The White House is promoting a softer approach to digital assets, supporting crypto companies and pushing for new laws for the industry. Against this backdrop, the president’s family crypto projects are receiving money from token sales, memecoins and related agreements.
Critics say that in such a situation, it is hard to understand where government policy ends and personal financial interest begins. The issue is especially sensitive when it comes to small investors: according to Chainalysis, 764,000 wallets lost money on the TRUMP token, while structures linked to the president continued to receive income from trading fees, The New York Times reported.
Trump’s financial disclosure increased pressure on lawmakers, who have been discussing new rules for the crypto market for several months. At the center of the negotiations is the Clarity Act, a bill that is supposed to create a comprehensive regulatory framework for digital assets in the U.S.
Now some senators want to add separate ethics restrictions to it.
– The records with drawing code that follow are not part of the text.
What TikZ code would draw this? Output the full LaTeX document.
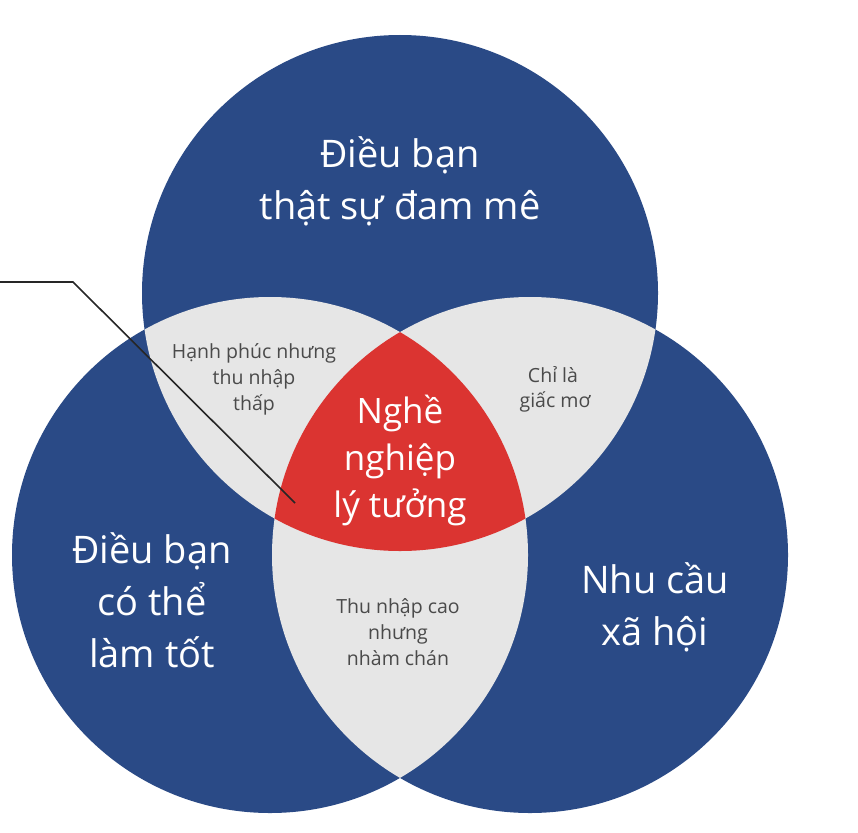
\documentclass[tikz,border=0pt]{standalone}
\usepackage{fontspec}
\setmainfont{Open Sans}
\definecolor{vblue}{HTML}{2A4A86}
\definecolor{vgray}{HTML}{E6E6E6}
\definecolor{vred}{HTML}{DB3431}
\definecolor{vtext}{HTML}{4A4A4A}
\begin{document}
\begin{tikzpicture}[x=1pt,y=-1pt,
  big/.style={font=\fontsize{38}{46}\selectfont, text=white, anchor=base, inner sep=0pt},
  mid/.style={font=\fontsize{35}{42}\selectfont, text=white, anchor=base, inner sep=0pt},
  small/.style={font=\fontsize{19.5}{24}\selectfont, text=vtext, anchor=base, inner sep=0pt},
  leader/.style={line width=1.6pt, draw=black!85}]
\useasboundingbox (0,0) rectangle (858,832);
\coordinate (T) at (400,293);
\coordinate (L) at (270,555);
\coordinate (R) at (530,555);
\def\rr{258pt}
% circles
\fill[vblue] (T) circle[radius=\rr];
\fill[vblue] (L) circle[radius=\rr];
\fill[vblue] (R) circle[radius=\rr];
% pairwise intersections
\begin{scope}
  \clip (T) circle[radius=\rr];
  \fill[vgray] (L) circle[radius=\rr];
  \fill[vgray] (R) circle[radius=\rr];
\end{scope}
\begin{scope}
  \clip (L) circle[radius=\rr];
  \fill[vgray] (R) circle[radius=\rr];
\end{scope}
% triple intersection
\begin{scope}
  \clip (T) circle[radius=\rr];
  \clip (L) circle[radius=\rr];
  \fill[vred] (R) circle[radius=\rr];
\end{scope}
% big labels
\node[big] (t1) at (400,167) {Điều bạn};
\node[big] (t2) at (400,219) {thật sự đam mê};
\node[big] (l1) at (152,563) {Điều bạn};
\node[big] (l2) at (152,615) {có thể};
\node[big] (l3) at (152,667) {làm tốt};
\node[big] (r1) at (655,593) {Nhu cầu};
\node[big] (r2) at (655,645) {xã hội};
% centre
\node[mid] (c1) at (400,423) {Nghề};
\node[mid] (c2) at (400,470) {nghiệp};
\node[mid] (c3) at (400,517) {lý tưởng};
% small labels
\node[small] (a1) at (254,358) {Hạnh phúc nhưng};
\node[small] (a2) at (254,384) {thu nhập};
\node[small] (a3) at (254,410) {thấp};
\node[small] (b1) at (553,382) {Chỉ là};
\node[small] (b2) at (555,407) {giấc mơ};
\node[small] (d1) at (398,613) {Thu nhập cao};
\node[small] (d2) at (398,639) {nhưng};
\node[small] (d3) at (398,665) {nhàm chán};
% leader line
\coordinate (p0) at (0,282);
\coordinate (p1) at (73,282);
\coordinate (p2) at (295,503);
\draw[leader] (p0) -- (p1) -- (p2);
\end{tikzpicture}
\end{document}
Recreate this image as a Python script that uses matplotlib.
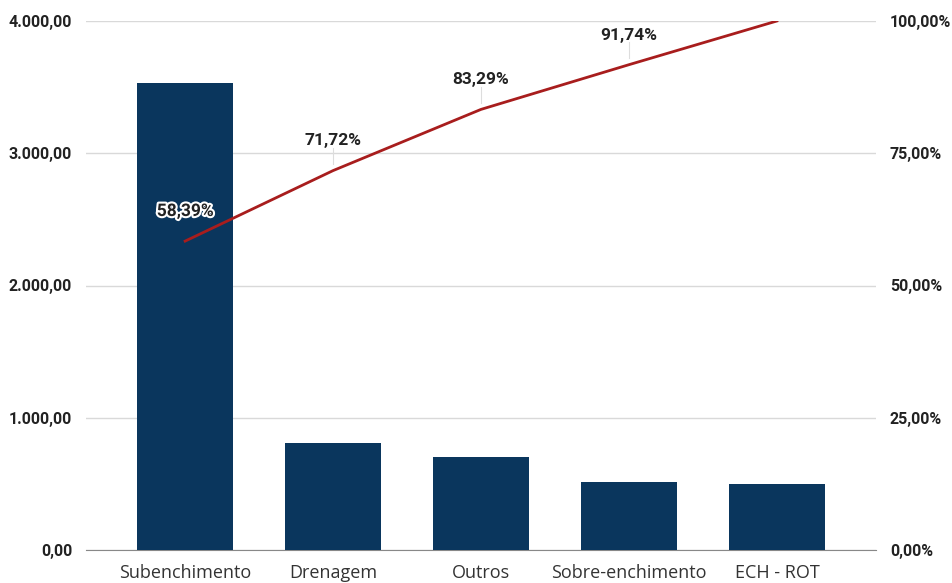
import matplotlib.pyplot as plt
import matplotlib.patheffects as pe
from matplotlib.ticker import FuncFormatter

categorias = ["Subenchimento", "Drenagem", "Outros", "Sobre-enchimento", "ECH - ROT"]
valores = [3531, 806, 700, 511, 500]
acumulado = [58.39, 71.72, 83.29, 91.74, 100.0]
rotulos = ["58,39%", "71,72%", "83,29%", "91,74%", None]

def br(v, casas=2):
    s = f"{v:,.{casas}f}"
    return s.replace(",", "X").replace(".", ",").replace("X", ".")

plt.rcParams['font.family'] = ['Roboto', 'DejaVu Sans']

fig = plt.figure(figsize=(9.52, 5.83), dpi=100)
ax = fig.add_axes([86/952, 33/583, 790/952, 529/583])
x = list(range(len(categorias)))

ax.bar(x, valores, width=0.65, color="#0a365d", zorder=3)
ax.set_ylim(0, 4000)
ax.set_xlim(-0.67, 4.67)
ax.set_yticks([0, 1000, 2000, 3000, 4000])
ax.yaxis.set_major_formatter(FuncFormatter(lambda v, p: br(v)))
ax.grid(axis="y", color="#d9d9d9", linewidth=1, zorder=0)
ax.set_xticks(x)
ax.set_xticklabels(categorias, fontsize=13, color="#333333", family=['Open Sans', 'DejaVu Sans'])
ax.tick_params(axis="both", length=0)
ax.tick_params(axis="x", pad=10)
ax.tick_params(axis="y", labelsize=11.5, pad=10)
for lbl in ax.get_yticklabels():
    lbl.set_fontweight("bold")
    lbl.set_color("#222222")
for s in ["top", "left", "right"]:
    ax.spines[s].set_visible(False)
ax.spines["bottom"].set_color("#888888")

ax2 = ax.twinx()
ax2.set_ylim(0, 100)
ax2.set_yticks([0, 25, 50, 75, 100])
ax2.yaxis.set_major_formatter(FuncFormatter(lambda v, p: br(v) + "%"))
ax2.tick_params(axis="y", length=0, labelsize=11.5, pad=10)
for lbl in ax2.get_yticklabels():
    lbl.set_fontweight("bold")
    lbl.set_color("#222222")
for s in ["top", "left", "right", "bottom"]:
    ax2.spines[s].set_visible(False)

ax2.plot(x, acumulado, color="#a81d1d", linewidth=2, zorder=4)

# rótulos com linha guia
for xi, yi, txt in zip(x, acumulado, rotulos):
    if txt is None:
        continue
    if xi > 0:
        ax2.plot([xi, xi], [yi + 1.2, yi + 4.3], color="#dddddd", linewidth=0.8, zorder=2)
    t = ax2.text(xi, yi + 5.6, txt, ha="center", va="center", fontsize=12.5,
                 fontweight="bold", color="#222222", zorder=5)
    if xi == 0:
        t.set_path_effects([pe.withStroke(linewidth=3, foreground="white")])

fig.savefig("out.png", dpi=100)
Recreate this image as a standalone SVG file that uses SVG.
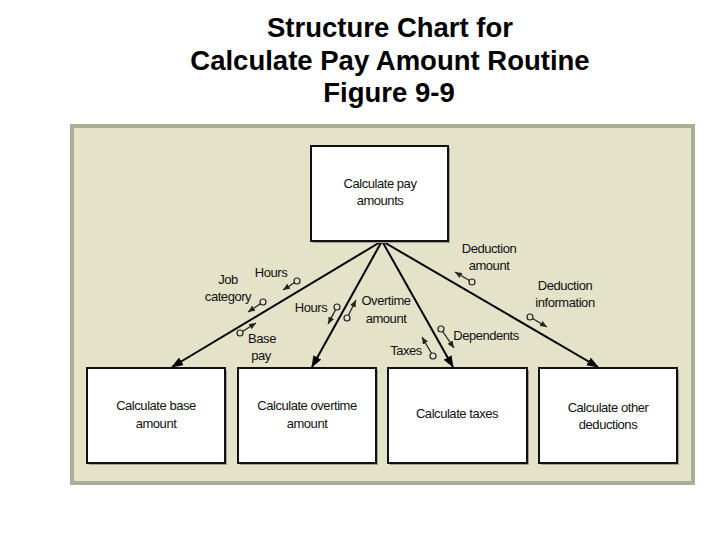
<svg xmlns="http://www.w3.org/2000/svg" width="720" height="540" viewBox="0 0 720 540">
  <style>
    .title { font-family: "Liberation Sans", Arial, sans-serif; font-weight: bold; font-size: 27.5px; fill: #000; text-anchor: middle; }
    .box { fill: #ffffff; stroke: #111111; stroke-width: 2; }
    .shadow { fill: #a0a094; }
    .btxt { font-family: "Liberation Sans", Arial, sans-serif; font-size: 13px; fill: #111; text-anchor: middle; letter-spacing: -0.45px; }
    .lbl { font-family: "Liberation Sans", Arial, sans-serif; font-size: 13px; fill: #111; text-anchor: middle; letter-spacing: -0.45px; }
    .conn { stroke: #000; stroke-width: 2; fill: none; marker-end: url(#bigArrow); }
    .couple { stroke: #222; stroke-width: 1.3; fill: none; marker-end: url(#smallArrow); }
    .ring { fill: #e4e2c8; stroke: #222; stroke-width: 1.2; }
  </style>
  <defs>
    <marker id="bigArrow" markerUnits="userSpaceOnUse" markerWidth="12" markerHeight="9" refX="11" refY="4.5" orient="auto">
      <path d="M0,0 L12,4.5 L0,9 z" fill="#000"/>
    </marker>
    <marker id="smallArrow" markerUnits="userSpaceOnUse" markerWidth="7" markerHeight="6" refX="7" refY="3" orient="auto">
      <path d="M0,0 L7,3 L0,6 z" fill="#222"/>
    </marker>
  </defs>

  <rect width="720" height="540" fill="#ffffff"/>

  <g id="title">
    <text class="title" x="390" y="37">Structure Chart for</text>
    <text class="title" x="390" y="70">Calculate Pay Amount Routine</text>
    <text class="title" x="389" y="102">Figure 9-9</text>
  </g>

  <g id="panel">
    <rect x="72" y="126" width="621" height="357" fill="#e4e2c8" stroke="#aeae98" stroke-width="4"/>
  </g>

  <g id="connectors">
    <line class="conn" x1="382" y1="241" x2="172" y2="367"/>
    <line class="conn" x1="382" y1="241" x2="312" y2="367"/>
    <line class="conn" x1="382" y1="241" x2="453" y2="367"/>
    <line class="conn" x1="382" y1="241" x2="598" y2="367"/>
  </g>

  <g id="node-top">
    <rect class="shadow" x="313" y="148" width="137" height="95"/>
    <rect class="box" x="311" y="146" width="137" height="95"/>
    <text class="btxt" x="380" y="188">Calculate pay</text>
    <text class="btxt" x="380" y="205">amounts</text>
  </g>

  <g id="node-base">
    <rect class="shadow" x="89" y="370" width="138" height="95"/>
    <rect class="box" x="87" y="368" width="138" height="95"/>
    <text class="btxt" x="156" y="410">Calculate base</text>
    <text class="btxt" x="156" y="428">amount</text>
  </g>

  <g id="node-overtime">
    <rect class="shadow" x="240" y="370" width="138" height="95"/>
    <rect class="box" x="238" y="368" width="138" height="95"/>
    <text class="btxt" x="307" y="410">Calculate overtime</text>
    <text class="btxt" x="307" y="428">amount</text>
  </g>

  <g id="node-taxes">
    <rect class="shadow" x="390" y="370" width="139" height="95"/>
    <rect class="box" x="388" y="368" width="139" height="95"/>
    <text class="btxt" x="457" y="418">Calculate taxes</text>
  </g>

  <g id="node-other">
    <rect class="shadow" x="541" y="370" width="138" height="95"/>
    <rect class="box" x="539" y="368" width="138" height="95"/>
    <text class="btxt" x="608" y="412">Calculate other</text>
    <text class="btxt" x="608" y="429">deductions</text>
  </g>

  <g id="data-couples">
    <line class="couple" x1="297" y1="281" x2="283" y2="290"/>
    <circle class="ring" cx="297" cy="281" r="3"/>
    <line class="couple" x1="263" y1="302" x2="248" y2="312"/>
    <circle class="ring" cx="263" cy="302" r="3"/>
    <line class="couple" x1="240" y1="333" x2="256" y2="323"/>
    <circle class="ring" cx="240" cy="333" r="3"/>
    <line class="couple" x1="337" y1="307" x2="328" y2="324"/>
    <circle class="ring" cx="337" cy="307" r="3"/>
    <line class="couple" x1="347" y1="318" x2="356" y2="300"/>
    <circle class="ring" cx="347" cy="318" r="3"/>
    <line class="couple" x1="472" y1="282" x2="455" y2="272"/>
    <circle class="ring" cx="472" cy="282" r="3"/>
    <line class="couple" x1="530" y1="317" x2="547" y2="327"/>
    <circle class="ring" cx="530" cy="317" r="3"/>
    <line class="couple" x1="441" y1="329" x2="454" y2="348"/>
    <circle class="ring" cx="441" cy="329" r="3"/>
    <line class="couple" x1="433" y1="356" x2="422" y2="337"/>
    <circle class="ring" cx="433" cy="356" r="3"/>
  </g>

  <g id="labels">
    <text class="lbl" x="271" y="277">Hours</text>
    <text class="lbl" x="228" y="284">Job</text>
    <text class="lbl" x="228" y="301">category</text>
    <text class="lbl" x="262" y="343">Base</text>
    <text class="lbl" x="261" y="360">pay</text>
    <text class="lbl" x="311" y="312">Hours</text>
    <text class="lbl" x="386" y="305">Overtime</text>
    <text class="lbl" x="386" y="323">amount</text>
    <text class="lbl" x="489" y="253">Deduction</text>
    <text class="lbl" x="489" y="270">amount</text>
    <text class="lbl" x="565" y="290">Deduction</text>
    <text class="lbl" x="565" y="307">information</text>
    <text class="lbl" x="486" y="340">Dependents</text>
    <text class="lbl" x="406" y="355">Taxes</text>
  </g>
</svg>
These would ban the president, vice president, members of Congress and other officials from using digital assets for personal gain while in office.
Democrats are pushing the idea, but the issue has already moved beyond a routine partisan attack. Republican Cynthia Lummis, one of the leading supporters of crypto regulation in Congress, has also said that the Clarity Act should include strong ethics rules.
And this is the main risk for Washington: the U.S. is trying to create clear rules for the market, but Trump’s disclosure showed that without restrictions for officials themselves, those rules immediately run into a problem of trust.
The story of Trump’s financial disclosure has become more than just another U.S. dispute over the president’s money. It exposed a weak point in the new crypto policy: the government can create rules for a market where officials and their families can earn huge sums themselves.
That is why the issue has moved beyond a single financial report. If Congress does not write clear restrictions into law, any cryptocurrency bill will be accompanied by suspicion: was it adopted in the interests of the market, voters or those in power?